CompVis / taming-transformers

Taming Transformers for High-Resolution Image Synthesis
https://arxiv.org/abs/2012.09841
MIT License
5.7k stars 1.13k forks source link

How to evaluate on ImageNet? #155

Open JohnDreamer opened 2 years ago

JohnDreamer commented 2 years ago

Hi, it's a great work!And thanks for releasing the code! But I have a question --how to evaluate on ImageNet? In other words, should I get the FID scores on the whole ImageNet validation set (totally 50K images) (VQGAN: reconstruction images; Transformer: sampled images)? Should I split the dataset?
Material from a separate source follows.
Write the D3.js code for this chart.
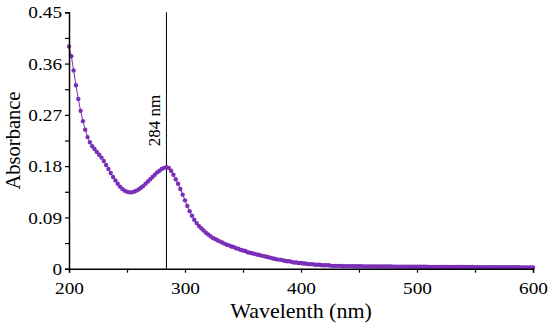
<!DOCTYPE html>
<html>
<head>
<meta charset="utf-8">
<script src="https://cdn.jsdelivr.net/npm/d3@7"></script>
<style>
  html, body { margin: 0; padding: 0; background: #fff; }
  svg { display: block; }
  svg text { font-family: "Liberation Serif", "DejaVu Serif", serif !important; fill: #000; }
</style>
</head>
<body>
<svg id="chart" width="550" height="328"></svg>
<script>
// Sample grid (nm), 2 nm step
const wavelengthStart = 200;
const wavelengthStep = 2;
// Absorbance, 200..600 nm every 2 nm
const absorbance = [
  0.390, 0.373, 0.348, 0.322, 0.298, 0.277, 0.259, 0.244, 0.231, 0.222, // 200-218
  0.215, 0.210, 0.205, 0.200, 0.195, 0.189, 0.182, 0.175, 0.168, 0.161, // 220-238
  0.155, 0.149, 0.144, 0.140, 0.137, 0.135, 0.134, 0.134, 0.135, 0.137, // 240-258
  0.139, 0.142, 0.145, 0.149, 0.153, 0.157, 0.161, 0.165, 0.169, 0.172, // 260-278
  0.175, 0.177, 0.178, 0.177, 0.172, 0.165, 0.157, 0.149, 0.140, 0.130, // 280-298
  0.120, 0.110, 0.101, 0.093, 0.086, 0.080, 0.075, 0.071, 0.067, 0.063, // 300-318
  0.060, 0.057, 0.054, 0.052, 0.050, 0.048, 0.046, 0.044, 0.042, 0.041, // 320-338
  0.039, 0.038, 0.036, 0.035, 0.033, 0.032, 0.031, 0.029, 0.028, 0.027, // 340-358
  0.026, 0.025, 0.024, 0.023, 0.022, 0.021, 0.020, 0.019, 0.018, 0.017, // 360-378
  0.016, 0.016, 0.015, 0.014, 0.013, 0.013, 0.012, 0.011, 0.011, 0.010, // 380-398
  0.010, 0.009, 0.009, 0.008, 0.008, 0.008, 0.007, 0.007, 0.007, 0.006, // 400-418
  0.006, 0.006, 0.006, 0.005, 0.005, 0.005, 0.005, 0.005, 0.0045, 0.0045, // 420-438
  0.0045, 0.0045, 0.0045, 0.0042, 0.0042, 0.0042, 0.0042, 0.004, 0.004, 0.004, // 440-458
  0.004, 0.004, 0.004, 0.004, 0.004, 0.0038, 0.0038, 0.0038, 0.0038, 0.0038, // 460-478
  0.0036, 0.0036, 0.0036, 0.0036, 0.0036, 0.0034, 0.0034, 0.0034, 0.0034, 0.0034, // 480-498
  0.0033, 0.0033, 0.0033, 0.0033, 0.0033, 0.0032, 0.0032, 0.0032, 0.0032, 0.0032, // 500-518
  0.0031, 0.0031, 0.0031, 0.0031, 0.0031, 0.003, 0.003, 0.003, 0.003, 0.003, // 520-538
  0.0029, 0.0029, 0.0029, 0.0029, 0.0029, 0.0028, 0.0028, 0.0028, 0.0028, 0.0028, // 540-558
  0.0027, 0.0027, 0.0027, 0.0027, 0.0027, 0.0026, 0.0026, 0.0026, 0.0026, 0.0026, // 560-578
  0.0025, 0.0025, 0.0025, 0.0025, 0.0025, 0.0024, 0.0024, 0.0024, 0.0024, 0.0024, // 580-598
  0.0023 // 600
];
const xTicks = [200, 250, 300, 350, 400, 450, 500, 550, 600];
const xTickLabels = ["200", "", "300", "", "400", "", "500", "", "600"];
const yTicks = [0, 0.045, 0.09, 0.135, 0.18, 0.225, 0.27, 0.315, 0.36, 0.405, 0.45];
const yTickLabels = ["0", "", "0.09", "", "0.18", "", "0.27", "", "0.36", "", "0.45"];
const peakWavelength = 284;
const peakLabel = "284 nm";
const xTitle = "Wavelenth (nm)";
const yTitle = "Absorbance";

const data = absorbance.map((a, i) => ({ w: wavelengthStart + i * wavelengthStep, a }));

const FONT = "Liberation Serif, DejaVu Serif, serif";
const SX = 1.1; // horizontal stretch of horizontal texts
const svg = d3.select("#chart");
const margin = { left: 69, right: 17, top: 12.3, bottom: 59.3 };
const W = 550, H = 328;
const x = d3.scaleLinear().domain([200, 600]).range([margin.left, W - margin.right]);
const y = d3.scaleLinear().domain([0, 0.45]).range([H - margin.bottom, margin.top]);

const color = "#7B2FB8";

// peak marker line
svg.append("line")
  .attr("x1", x(peakWavelength)).attr("x2", x(peakWavelength))
  .attr("y1", y(0.45)).attr("y2", y(0))
  .attr("stroke", "#000").attr("stroke-width", 1);

svg.append("text")
  .attr("transform", `translate(${x(peakWavelength) - 6},${y(0.26)}) rotate(-90)`)
  .attr("text-anchor", "middle")
  .attr("font-family", FONT)
  .attr("font-size", 17)
  .text(peakLabel);

// series line and markers
svg.append("path")
  .datum(data)
  .attr("fill", "none")
  .attr("stroke", color)
  .attr("stroke-width", 1)
  .attr("d", d3.line().x(d => x(d.w)).y(d => y(d.a)));

svg.append("g").selectAll("circle")
  .data(data).join("circle")
  .attr("cx", d => x(d.w)).attr("cy", d => y(d.a))
  .attr("r", 2.2)
  .attr("fill", color);

// axes
const xAxis = d3.axisBottom(x).tickValues(xTicks)
  .tickFormat((d, i) => xTickLabels[i]).tickSizeOuter(0).tickSize(4).tickPadding(9);
const gx = svg.append("g").attr("transform", `translate(0,${y(0)})`).call(xAxis)
  .attr("font-family", FONT).attr("font-size", 17.5);
gx.select(".domain").attr("stroke", "#000").attr("stroke-width", 1.5);
gx.selectAll(".tick line").attr("stroke", "#000").attr("stroke-width", 1.2);
gx.selectAll("text").attr("fill", "#000").attr("transform", `scale(${SX},1)`);

const yAxis = d3.axisLeft(y).tickValues(yTicks)
  .tickFormat((d, i) => yTickLabels[i]).tickSizeOuter(0).tickSize(4).tickPadding(4);
const gy = svg.append("g").attr("transform", `translate(${x(200)},0)`).call(yAxis)
  .attr("font-family", FONT).attr("font-size", 17.5);
gy.select(".domain").attr("stroke", "#000").attr("stroke-width", 1.5);
gy.selectAll(".tick line").attr("stroke", "#000").attr("stroke-width", 1.2);
gy.selectAll("text").attr("fill", "#000").attr("x", -7 / SX).attr("transform", `scale(${SX},1)`);

// titles
svg.append("text")
  .attr("transform", `translate(${(x(200) + x(600)) / 2},318) scale(${SX},1)`)
  .attr("text-anchor", "middle").attr("font-size", 20)
  .attr("font-family", FONT)
  .text(xTitle);

svg.append("text")
  .attr("transform", `translate(20,${(y(0) + y(0.45)) / 2}) rotate(-90)`)
  .attr("text-anchor", "middle").attr("font-size", 20.5)
  .attr("font-family", FONT)
  .text(yTitle);
</script>
</body>
</html>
rromb commented 2 years ago

Thanks :) Reconstruction metrics should be evaluated on all 50k examples from the validation split. For transformer evaluation (i.e. sample quality), we follow standard practive and first generate 50k new samples and then evaluate against the full training set.

JohnDreamer commented 2 years ago

Thanks :) Reconstruction metrics should be evaluated on all 50k examples from the validation split. For transformer evaluation (i.e. sample quality), we follow standard practive and first generate 50k new samples and then evaluate against the full training set.

Thanks for reply! I still have two questions: (1) how to process the GT images for evaluation? a. only resize each image to 256x256; b. resize the shot edge of the image to 256 and center crop it to 256x256, which do you use? (4) How to sample test images? Do you sample the image of the same number (50) for each class?